Researchers from Virginia Tech synthesized porous carbon fibers with well-controlled mesopores and micropores
A team of researchers from Virginia Tech’s College of Science developed a process to synthesize porous carbon fibers with uniform size and spacing. The team designed, synthesized, and layer processed the polymers in the lab that were later developed into porous carbon fibers. The team used a multistep chemical process using two polymers of long, repeating chains of molecules, known as polyacrylonitrile (PAN) and poly(acrylonitrile-block-methyl methacrylate) (PMMA). PAN is used in the polymer chemistry field as a precursor compound to carbon fibers and PMMA is used as a place-holding material that is later removed to create the pores.
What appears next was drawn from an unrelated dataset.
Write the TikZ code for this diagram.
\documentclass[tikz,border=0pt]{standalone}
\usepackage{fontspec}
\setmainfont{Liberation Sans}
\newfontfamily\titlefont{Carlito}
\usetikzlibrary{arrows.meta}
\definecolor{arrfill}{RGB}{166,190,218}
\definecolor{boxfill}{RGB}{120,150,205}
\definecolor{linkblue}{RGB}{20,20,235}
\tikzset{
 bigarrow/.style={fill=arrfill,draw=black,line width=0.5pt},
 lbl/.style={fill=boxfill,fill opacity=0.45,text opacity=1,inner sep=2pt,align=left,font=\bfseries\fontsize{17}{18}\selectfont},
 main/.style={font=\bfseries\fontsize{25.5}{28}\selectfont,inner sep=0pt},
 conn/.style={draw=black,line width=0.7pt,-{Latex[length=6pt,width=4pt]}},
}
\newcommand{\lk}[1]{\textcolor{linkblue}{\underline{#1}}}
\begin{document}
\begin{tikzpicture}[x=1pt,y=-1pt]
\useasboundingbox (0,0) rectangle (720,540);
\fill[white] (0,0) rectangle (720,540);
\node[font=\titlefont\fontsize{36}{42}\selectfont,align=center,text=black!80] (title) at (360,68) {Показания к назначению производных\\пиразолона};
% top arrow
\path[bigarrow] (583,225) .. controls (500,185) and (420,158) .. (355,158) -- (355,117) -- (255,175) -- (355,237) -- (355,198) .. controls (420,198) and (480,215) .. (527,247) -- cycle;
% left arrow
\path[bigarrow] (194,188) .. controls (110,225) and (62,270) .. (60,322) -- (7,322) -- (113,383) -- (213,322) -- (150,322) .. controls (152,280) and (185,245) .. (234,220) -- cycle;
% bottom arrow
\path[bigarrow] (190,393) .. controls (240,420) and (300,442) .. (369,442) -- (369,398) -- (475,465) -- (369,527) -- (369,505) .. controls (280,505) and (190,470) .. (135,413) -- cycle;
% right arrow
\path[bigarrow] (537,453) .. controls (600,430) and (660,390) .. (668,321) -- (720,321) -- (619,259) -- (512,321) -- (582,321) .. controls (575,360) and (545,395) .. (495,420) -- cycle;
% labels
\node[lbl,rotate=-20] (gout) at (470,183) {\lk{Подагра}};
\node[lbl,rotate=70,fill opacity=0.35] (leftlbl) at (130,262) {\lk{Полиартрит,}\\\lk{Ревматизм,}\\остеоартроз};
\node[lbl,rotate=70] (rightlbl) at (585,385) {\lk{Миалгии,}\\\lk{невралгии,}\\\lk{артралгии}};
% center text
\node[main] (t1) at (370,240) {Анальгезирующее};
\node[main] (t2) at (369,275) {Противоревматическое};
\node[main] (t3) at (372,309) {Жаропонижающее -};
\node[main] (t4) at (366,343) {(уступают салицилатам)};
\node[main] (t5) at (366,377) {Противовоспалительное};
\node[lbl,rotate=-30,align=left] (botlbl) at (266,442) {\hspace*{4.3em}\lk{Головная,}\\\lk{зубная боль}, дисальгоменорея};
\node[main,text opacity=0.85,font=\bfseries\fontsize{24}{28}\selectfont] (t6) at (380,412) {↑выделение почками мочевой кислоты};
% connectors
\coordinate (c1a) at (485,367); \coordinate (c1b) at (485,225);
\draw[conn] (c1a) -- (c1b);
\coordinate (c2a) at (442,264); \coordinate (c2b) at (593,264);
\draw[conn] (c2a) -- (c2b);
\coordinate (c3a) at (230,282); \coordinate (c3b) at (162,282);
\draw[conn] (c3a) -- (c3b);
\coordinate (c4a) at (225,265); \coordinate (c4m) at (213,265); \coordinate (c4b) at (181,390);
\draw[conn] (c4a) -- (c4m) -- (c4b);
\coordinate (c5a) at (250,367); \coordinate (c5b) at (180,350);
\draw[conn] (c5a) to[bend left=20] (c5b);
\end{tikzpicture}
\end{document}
The team created new approach to bond PAN and PMMA to create a block copolymer. 50% of the compound polymer is PAN and the rest is PMMA and the bond is covalent. According to Guoliang ‘Greg’ Liu, an assistant professor in the Department of Chemistry, this is a leading example where block copolymers were used to make carbon fibers and block copolymer-based porous carbon fibers were used in energy storage. The team synthesized the block copolymer in the lab and the viscous solution later underwent three chemical processes to achieve porous carbon fibers.
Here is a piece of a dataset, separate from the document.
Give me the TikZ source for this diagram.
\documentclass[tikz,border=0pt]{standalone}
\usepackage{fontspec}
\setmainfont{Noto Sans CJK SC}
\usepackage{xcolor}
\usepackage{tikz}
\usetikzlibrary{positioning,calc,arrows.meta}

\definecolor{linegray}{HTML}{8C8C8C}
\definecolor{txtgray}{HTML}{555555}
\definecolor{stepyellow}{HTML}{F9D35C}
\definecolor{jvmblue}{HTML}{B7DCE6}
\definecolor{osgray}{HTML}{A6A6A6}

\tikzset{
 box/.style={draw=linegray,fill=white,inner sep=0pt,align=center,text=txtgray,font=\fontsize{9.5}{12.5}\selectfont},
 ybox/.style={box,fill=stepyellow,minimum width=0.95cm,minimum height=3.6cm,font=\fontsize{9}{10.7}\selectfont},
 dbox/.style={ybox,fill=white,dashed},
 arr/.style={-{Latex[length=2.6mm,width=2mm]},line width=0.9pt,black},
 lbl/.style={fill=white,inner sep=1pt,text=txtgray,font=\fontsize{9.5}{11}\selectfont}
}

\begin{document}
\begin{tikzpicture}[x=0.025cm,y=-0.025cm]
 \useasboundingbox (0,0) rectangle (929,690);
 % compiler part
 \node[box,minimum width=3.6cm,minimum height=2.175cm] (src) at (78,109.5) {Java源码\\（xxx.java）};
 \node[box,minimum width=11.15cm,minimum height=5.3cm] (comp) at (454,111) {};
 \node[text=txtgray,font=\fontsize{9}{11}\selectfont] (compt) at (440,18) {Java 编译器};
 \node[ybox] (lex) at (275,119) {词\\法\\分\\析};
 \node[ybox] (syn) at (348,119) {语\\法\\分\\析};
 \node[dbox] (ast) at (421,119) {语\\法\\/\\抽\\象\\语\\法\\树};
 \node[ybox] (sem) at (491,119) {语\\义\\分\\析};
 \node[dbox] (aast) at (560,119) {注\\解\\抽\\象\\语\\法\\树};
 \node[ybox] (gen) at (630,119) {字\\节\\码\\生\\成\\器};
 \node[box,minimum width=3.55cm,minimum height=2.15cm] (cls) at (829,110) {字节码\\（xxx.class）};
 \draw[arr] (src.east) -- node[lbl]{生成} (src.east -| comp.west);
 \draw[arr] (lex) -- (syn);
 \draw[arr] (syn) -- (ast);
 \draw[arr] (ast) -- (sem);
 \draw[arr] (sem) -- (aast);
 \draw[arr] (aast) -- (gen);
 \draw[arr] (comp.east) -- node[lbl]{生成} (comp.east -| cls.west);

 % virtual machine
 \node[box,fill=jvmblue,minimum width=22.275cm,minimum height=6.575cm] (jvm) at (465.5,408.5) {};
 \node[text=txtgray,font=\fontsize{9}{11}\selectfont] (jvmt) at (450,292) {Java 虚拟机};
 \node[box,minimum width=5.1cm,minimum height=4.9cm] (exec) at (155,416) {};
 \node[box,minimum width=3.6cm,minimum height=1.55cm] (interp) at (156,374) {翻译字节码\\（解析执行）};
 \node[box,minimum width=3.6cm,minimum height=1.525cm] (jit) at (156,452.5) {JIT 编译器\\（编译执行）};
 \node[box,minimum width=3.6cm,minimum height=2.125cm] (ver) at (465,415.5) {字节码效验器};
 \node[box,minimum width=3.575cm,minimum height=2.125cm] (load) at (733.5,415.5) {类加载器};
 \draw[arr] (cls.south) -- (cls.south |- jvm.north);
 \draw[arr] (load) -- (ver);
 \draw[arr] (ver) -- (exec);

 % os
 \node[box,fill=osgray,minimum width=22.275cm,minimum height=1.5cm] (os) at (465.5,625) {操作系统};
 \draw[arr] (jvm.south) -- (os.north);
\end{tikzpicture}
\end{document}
The first process includes electrospinning—a method that relies on electric force to create fibrous strands and harden the solution into a paper-like material. In the second process, the team put the polymer through an oxidation heating process, in which the PAN and PMMA naturally separated and self-assembled into the strands of PAN. The domains of PMMA were also uniformly scattered in the process. The final step is known as pyrolysis, in which the team heated the polymer to an even higher temperature in order to solidified PAN into carbon. The process removed PMMA and offered interconnected mesopores and micropores throughout the fiber. The research was published in the journal Science Advances on February 1, 2019.